DATA
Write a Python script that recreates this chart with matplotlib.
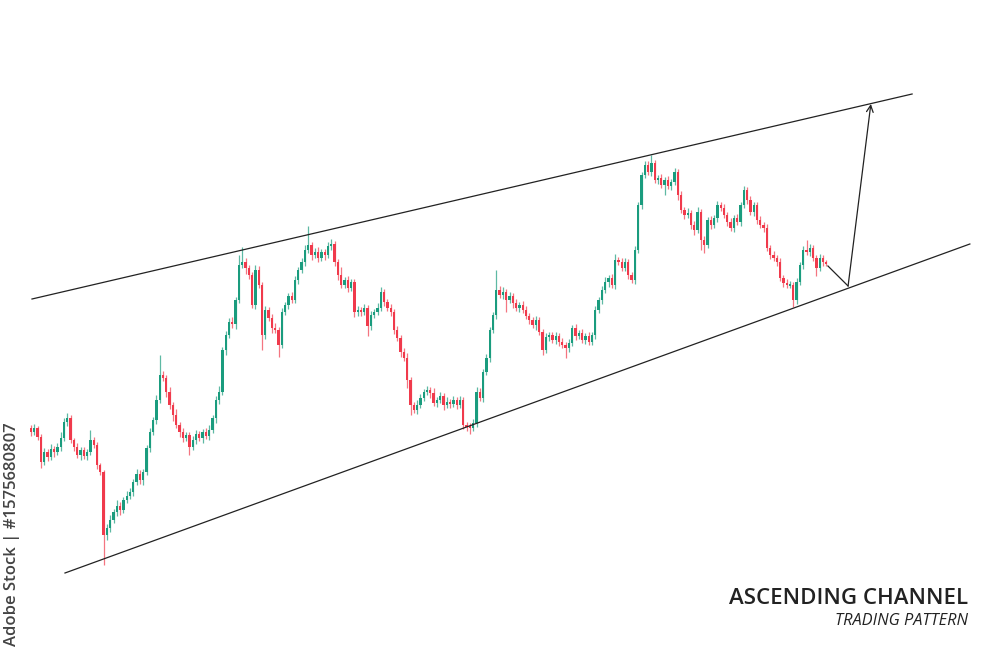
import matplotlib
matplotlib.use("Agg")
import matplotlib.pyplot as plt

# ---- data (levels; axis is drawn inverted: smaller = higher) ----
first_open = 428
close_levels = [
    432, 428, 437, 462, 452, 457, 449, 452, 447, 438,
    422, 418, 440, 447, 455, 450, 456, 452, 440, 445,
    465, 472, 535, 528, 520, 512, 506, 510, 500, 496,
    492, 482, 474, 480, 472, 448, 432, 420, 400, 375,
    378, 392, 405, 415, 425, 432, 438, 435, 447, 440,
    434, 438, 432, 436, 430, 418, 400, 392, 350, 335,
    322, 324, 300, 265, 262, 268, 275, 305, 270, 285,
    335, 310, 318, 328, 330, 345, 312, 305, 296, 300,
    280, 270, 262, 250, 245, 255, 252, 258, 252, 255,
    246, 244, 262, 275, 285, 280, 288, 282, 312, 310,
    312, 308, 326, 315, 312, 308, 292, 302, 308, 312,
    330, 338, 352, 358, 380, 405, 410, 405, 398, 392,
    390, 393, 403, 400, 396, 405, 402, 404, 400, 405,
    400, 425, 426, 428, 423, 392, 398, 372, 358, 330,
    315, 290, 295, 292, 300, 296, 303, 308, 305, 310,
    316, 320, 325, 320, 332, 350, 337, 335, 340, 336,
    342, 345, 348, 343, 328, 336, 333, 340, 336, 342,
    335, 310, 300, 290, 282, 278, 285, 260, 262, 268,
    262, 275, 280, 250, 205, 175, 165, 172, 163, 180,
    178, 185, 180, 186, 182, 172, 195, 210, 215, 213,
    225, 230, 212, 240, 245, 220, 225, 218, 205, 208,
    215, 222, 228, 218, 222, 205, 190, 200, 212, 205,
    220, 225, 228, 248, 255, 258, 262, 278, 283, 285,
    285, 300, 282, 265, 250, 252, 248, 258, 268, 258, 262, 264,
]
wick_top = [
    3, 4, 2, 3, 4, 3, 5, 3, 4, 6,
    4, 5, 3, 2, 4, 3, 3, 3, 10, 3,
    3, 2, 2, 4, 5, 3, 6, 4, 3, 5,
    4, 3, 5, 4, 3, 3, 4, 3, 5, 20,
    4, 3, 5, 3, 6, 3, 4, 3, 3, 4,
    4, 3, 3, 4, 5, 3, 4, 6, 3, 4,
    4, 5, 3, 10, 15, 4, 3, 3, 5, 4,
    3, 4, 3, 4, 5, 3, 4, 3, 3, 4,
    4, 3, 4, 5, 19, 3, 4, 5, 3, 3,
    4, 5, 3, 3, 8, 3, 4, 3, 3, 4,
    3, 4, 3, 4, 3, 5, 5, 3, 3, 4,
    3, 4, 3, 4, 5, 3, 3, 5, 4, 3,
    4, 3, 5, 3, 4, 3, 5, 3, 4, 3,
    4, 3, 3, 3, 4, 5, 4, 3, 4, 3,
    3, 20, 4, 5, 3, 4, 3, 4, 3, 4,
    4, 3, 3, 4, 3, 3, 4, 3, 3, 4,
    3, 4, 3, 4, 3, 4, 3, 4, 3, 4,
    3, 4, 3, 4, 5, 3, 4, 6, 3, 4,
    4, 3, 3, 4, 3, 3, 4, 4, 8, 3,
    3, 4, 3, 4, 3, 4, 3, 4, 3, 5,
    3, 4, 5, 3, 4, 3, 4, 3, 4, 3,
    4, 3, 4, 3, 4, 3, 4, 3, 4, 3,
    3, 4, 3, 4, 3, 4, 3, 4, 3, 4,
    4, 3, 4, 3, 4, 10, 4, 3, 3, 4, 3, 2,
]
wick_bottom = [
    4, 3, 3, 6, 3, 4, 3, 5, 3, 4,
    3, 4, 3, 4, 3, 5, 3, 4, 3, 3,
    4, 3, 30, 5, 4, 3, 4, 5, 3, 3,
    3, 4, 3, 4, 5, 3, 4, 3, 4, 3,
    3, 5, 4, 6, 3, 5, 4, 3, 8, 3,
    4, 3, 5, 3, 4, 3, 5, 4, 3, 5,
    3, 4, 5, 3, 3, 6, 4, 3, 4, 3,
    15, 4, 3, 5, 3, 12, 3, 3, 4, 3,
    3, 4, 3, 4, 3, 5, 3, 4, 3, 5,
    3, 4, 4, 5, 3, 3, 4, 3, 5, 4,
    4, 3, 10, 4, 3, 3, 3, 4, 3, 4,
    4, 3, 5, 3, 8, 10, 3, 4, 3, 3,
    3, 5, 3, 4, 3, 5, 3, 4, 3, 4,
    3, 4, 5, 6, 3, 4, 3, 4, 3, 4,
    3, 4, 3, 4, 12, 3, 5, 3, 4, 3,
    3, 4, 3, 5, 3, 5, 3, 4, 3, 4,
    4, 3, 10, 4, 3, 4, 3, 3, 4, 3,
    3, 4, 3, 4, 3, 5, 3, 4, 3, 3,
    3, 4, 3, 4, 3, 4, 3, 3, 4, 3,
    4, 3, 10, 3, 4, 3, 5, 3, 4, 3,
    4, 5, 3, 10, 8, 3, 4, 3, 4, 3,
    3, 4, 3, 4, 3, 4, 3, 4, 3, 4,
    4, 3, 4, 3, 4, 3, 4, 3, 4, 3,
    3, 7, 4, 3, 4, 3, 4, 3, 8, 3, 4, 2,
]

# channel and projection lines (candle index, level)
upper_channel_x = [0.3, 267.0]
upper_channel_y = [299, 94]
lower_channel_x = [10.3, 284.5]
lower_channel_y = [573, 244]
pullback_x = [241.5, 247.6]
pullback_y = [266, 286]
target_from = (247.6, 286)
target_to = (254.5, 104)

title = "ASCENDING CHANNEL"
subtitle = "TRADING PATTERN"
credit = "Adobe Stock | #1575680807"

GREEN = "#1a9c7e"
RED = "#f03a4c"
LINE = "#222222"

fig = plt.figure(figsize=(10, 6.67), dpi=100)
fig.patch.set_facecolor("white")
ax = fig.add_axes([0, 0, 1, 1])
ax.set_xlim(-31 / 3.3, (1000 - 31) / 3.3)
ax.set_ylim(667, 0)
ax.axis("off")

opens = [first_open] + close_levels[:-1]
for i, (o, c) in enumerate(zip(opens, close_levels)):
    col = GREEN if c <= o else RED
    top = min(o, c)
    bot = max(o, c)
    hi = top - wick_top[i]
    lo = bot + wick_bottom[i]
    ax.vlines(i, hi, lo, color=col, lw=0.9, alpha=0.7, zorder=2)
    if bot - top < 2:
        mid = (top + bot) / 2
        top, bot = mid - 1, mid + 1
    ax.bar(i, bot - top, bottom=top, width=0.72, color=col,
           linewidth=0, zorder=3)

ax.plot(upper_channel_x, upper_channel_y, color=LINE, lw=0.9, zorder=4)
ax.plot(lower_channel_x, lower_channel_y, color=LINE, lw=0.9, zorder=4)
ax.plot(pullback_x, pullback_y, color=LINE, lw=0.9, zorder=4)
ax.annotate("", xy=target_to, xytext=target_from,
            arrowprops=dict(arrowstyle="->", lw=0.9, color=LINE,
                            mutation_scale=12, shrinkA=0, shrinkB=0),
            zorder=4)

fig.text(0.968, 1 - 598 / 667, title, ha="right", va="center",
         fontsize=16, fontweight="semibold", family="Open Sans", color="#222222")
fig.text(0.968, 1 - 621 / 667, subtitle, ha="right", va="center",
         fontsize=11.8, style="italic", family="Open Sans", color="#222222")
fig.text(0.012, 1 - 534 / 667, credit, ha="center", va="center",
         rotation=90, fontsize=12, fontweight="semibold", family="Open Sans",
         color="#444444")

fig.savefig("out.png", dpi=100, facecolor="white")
...
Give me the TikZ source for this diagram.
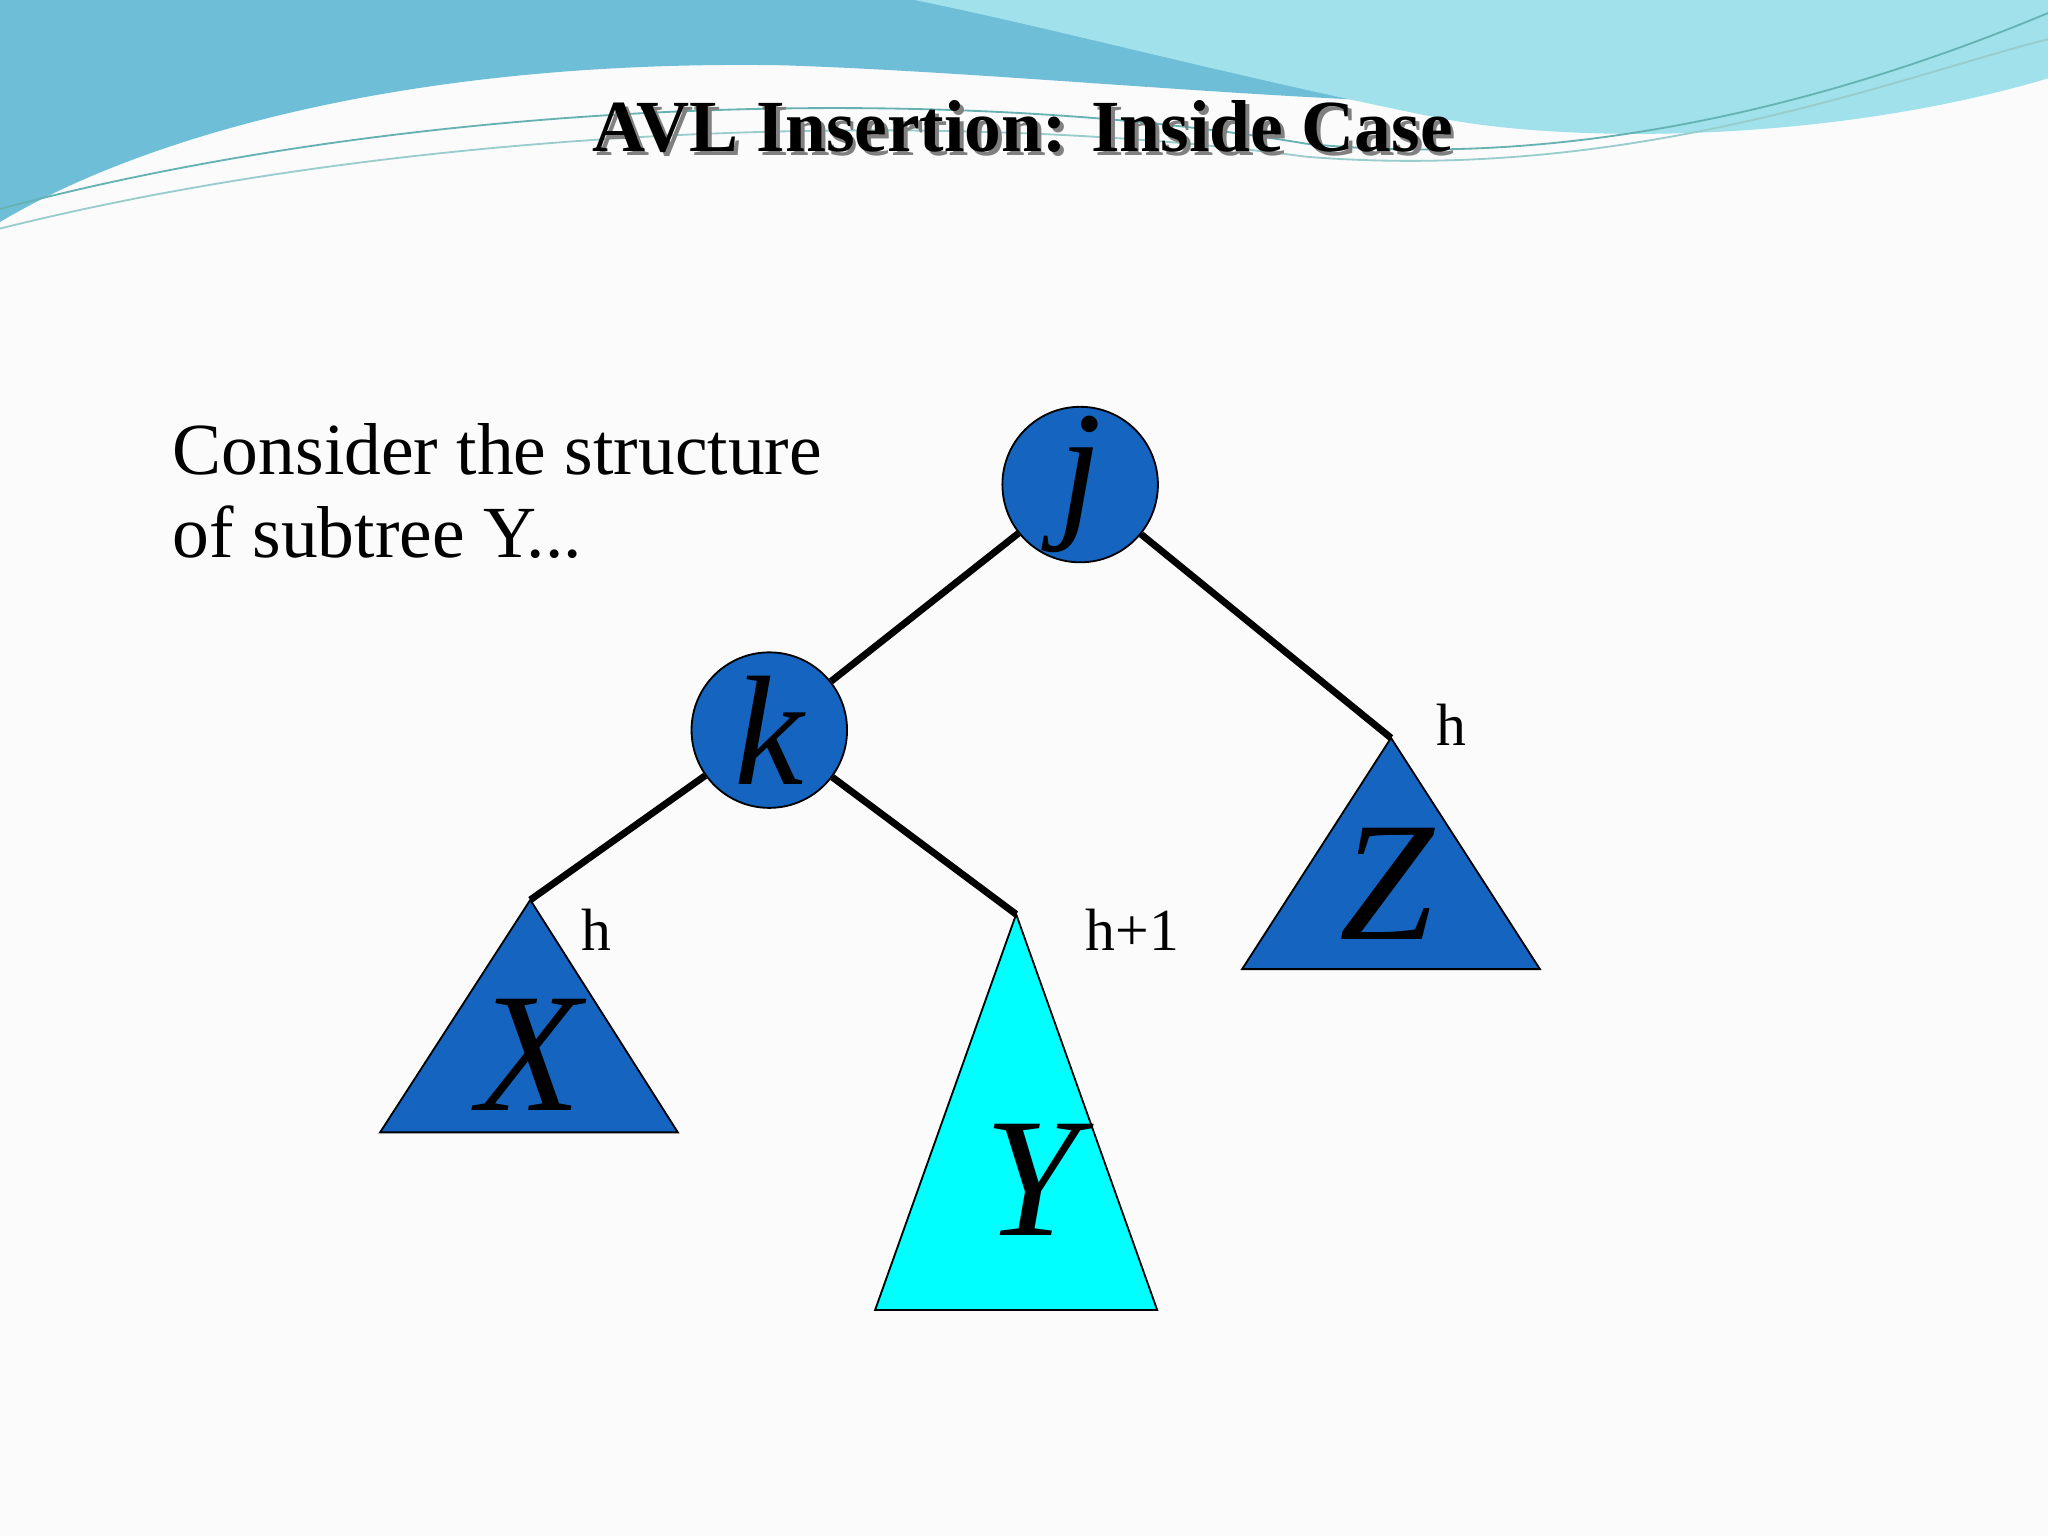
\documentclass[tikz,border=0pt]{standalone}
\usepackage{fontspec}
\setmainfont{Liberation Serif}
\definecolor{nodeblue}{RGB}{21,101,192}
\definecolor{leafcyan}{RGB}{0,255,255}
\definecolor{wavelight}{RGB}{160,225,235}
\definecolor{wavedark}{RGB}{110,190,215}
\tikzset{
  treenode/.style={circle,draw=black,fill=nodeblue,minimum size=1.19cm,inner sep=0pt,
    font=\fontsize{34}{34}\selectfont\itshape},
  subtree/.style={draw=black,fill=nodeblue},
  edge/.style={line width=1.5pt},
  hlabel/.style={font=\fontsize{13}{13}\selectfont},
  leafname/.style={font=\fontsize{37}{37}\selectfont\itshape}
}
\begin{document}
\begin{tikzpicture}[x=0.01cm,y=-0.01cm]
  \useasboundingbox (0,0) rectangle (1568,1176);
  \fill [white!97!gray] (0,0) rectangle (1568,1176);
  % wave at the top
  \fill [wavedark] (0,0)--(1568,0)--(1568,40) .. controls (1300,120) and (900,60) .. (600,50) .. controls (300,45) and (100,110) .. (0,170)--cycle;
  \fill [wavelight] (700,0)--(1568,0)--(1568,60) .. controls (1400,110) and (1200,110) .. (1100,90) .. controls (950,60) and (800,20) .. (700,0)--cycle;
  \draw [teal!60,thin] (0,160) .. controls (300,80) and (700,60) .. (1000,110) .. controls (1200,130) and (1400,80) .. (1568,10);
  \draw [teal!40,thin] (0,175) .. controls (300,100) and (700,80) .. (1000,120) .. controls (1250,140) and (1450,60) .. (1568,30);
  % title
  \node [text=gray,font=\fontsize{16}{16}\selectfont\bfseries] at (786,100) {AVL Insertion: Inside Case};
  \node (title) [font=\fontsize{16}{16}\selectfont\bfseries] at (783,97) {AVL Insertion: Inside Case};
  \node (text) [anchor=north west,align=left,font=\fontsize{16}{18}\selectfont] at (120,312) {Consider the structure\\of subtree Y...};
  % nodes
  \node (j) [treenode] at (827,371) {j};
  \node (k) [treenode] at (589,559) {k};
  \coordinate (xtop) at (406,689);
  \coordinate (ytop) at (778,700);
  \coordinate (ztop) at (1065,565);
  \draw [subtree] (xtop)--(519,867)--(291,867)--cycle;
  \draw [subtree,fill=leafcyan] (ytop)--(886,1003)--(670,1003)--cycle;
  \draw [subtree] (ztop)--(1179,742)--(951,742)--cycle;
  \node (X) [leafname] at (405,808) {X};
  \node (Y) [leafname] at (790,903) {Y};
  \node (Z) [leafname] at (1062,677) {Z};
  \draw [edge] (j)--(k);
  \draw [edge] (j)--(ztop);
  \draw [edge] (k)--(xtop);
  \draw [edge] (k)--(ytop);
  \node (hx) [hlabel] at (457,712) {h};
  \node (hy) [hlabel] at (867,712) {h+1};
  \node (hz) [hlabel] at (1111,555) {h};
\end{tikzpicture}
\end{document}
---
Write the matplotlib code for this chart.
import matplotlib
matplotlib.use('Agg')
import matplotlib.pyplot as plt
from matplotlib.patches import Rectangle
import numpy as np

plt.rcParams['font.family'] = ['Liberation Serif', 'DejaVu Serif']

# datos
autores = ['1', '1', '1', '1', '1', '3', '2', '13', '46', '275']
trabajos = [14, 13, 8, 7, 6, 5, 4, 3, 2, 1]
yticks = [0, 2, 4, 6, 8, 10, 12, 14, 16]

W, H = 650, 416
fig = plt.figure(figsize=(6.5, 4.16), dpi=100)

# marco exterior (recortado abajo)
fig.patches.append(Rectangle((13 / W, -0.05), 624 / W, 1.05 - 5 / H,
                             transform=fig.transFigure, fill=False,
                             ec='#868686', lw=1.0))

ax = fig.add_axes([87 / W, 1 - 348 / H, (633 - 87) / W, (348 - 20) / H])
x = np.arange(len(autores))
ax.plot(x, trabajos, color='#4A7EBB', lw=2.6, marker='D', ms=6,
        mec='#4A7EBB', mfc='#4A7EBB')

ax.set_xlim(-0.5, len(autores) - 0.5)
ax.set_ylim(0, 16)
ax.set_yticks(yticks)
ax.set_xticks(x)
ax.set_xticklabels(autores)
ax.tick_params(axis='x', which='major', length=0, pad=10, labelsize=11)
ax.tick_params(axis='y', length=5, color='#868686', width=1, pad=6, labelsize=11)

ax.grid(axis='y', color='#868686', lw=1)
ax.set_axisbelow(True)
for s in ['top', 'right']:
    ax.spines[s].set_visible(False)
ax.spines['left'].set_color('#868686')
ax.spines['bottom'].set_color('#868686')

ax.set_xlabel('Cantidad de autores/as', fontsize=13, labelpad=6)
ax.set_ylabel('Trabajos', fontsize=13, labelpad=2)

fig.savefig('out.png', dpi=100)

WHAT THE TASK REQUIRES
Using the records above, say how many lines include the string "Write". Only the number is wanted.

WRITTEN RESPONSE
2